Depending who you talk to, New York City’s stop and frisk policy is either an important tool to reduce crime, or a racist policy that primarily focuses on young men of color.
On October 15, 2013 Reentry Central posted a Vera Center on Youth Justice Coming of Age with Stop and Frisk: Experiences, Self-Perceptions, and Public Safety Implications.
The study found:
For many young people, stops are a familiar and fre¬quent experience and also perceived to be unjustified and unfair. 44 percent of young people surveyed indicated they had been stopped repeatedly—9 times or more.
Less than a third—29 percent—reported ever being informed of the reason for a stop.
Frisks, searches, threats, and use of force are common. 71 percent of young people surveyed reported being frisked at least once, and 64 percent said they had been searched.
45 percent reported encountering an officer who threatened them, and 46 percent said they had experienced physical force at the hands of an officer.
One out of four said they were involved in a stop in which the officer displayed his or her weapon.
Trust in law enforcement and willingness to cooperate with police is alarmingly low.88 percent of young people surveyed believe that residents of their neighborhood do not trust the police.
Only four in 10 respondents said they would be comfortable seeking help from police if in trouble.

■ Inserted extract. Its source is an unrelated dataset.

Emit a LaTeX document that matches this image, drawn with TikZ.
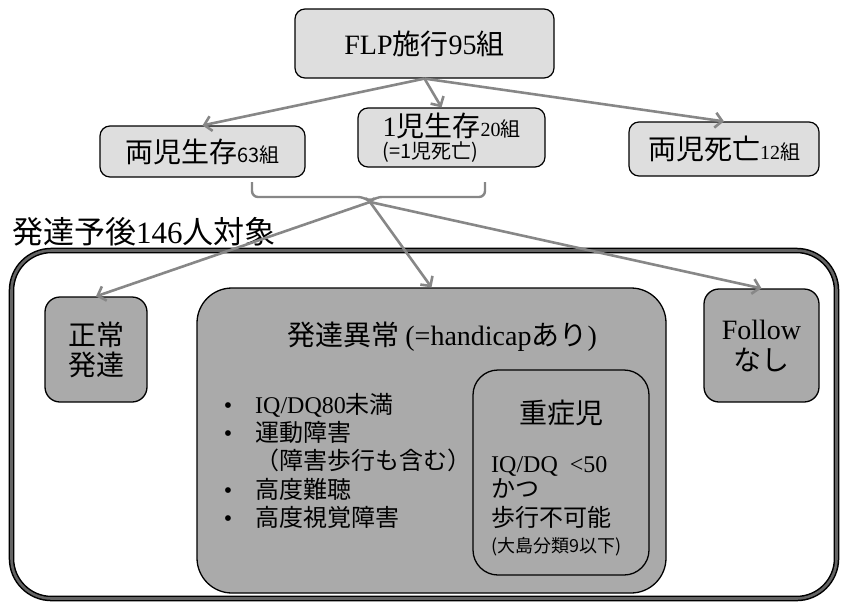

Although Manhattan Federal District Court Judge Shira A. Scheindlin ruled that NYC’s stop and frisk policy was unconstitutional, Michael Bloomberg, who was mayor at that time vowed to appeal that decision in court. Now, the New York Times reports that New York’s City’s new mayor, Bill de Blasio announced his intention to settle the law suits against stop and frisk in an effort to “end a turbulent chapter in the city’s racial history.”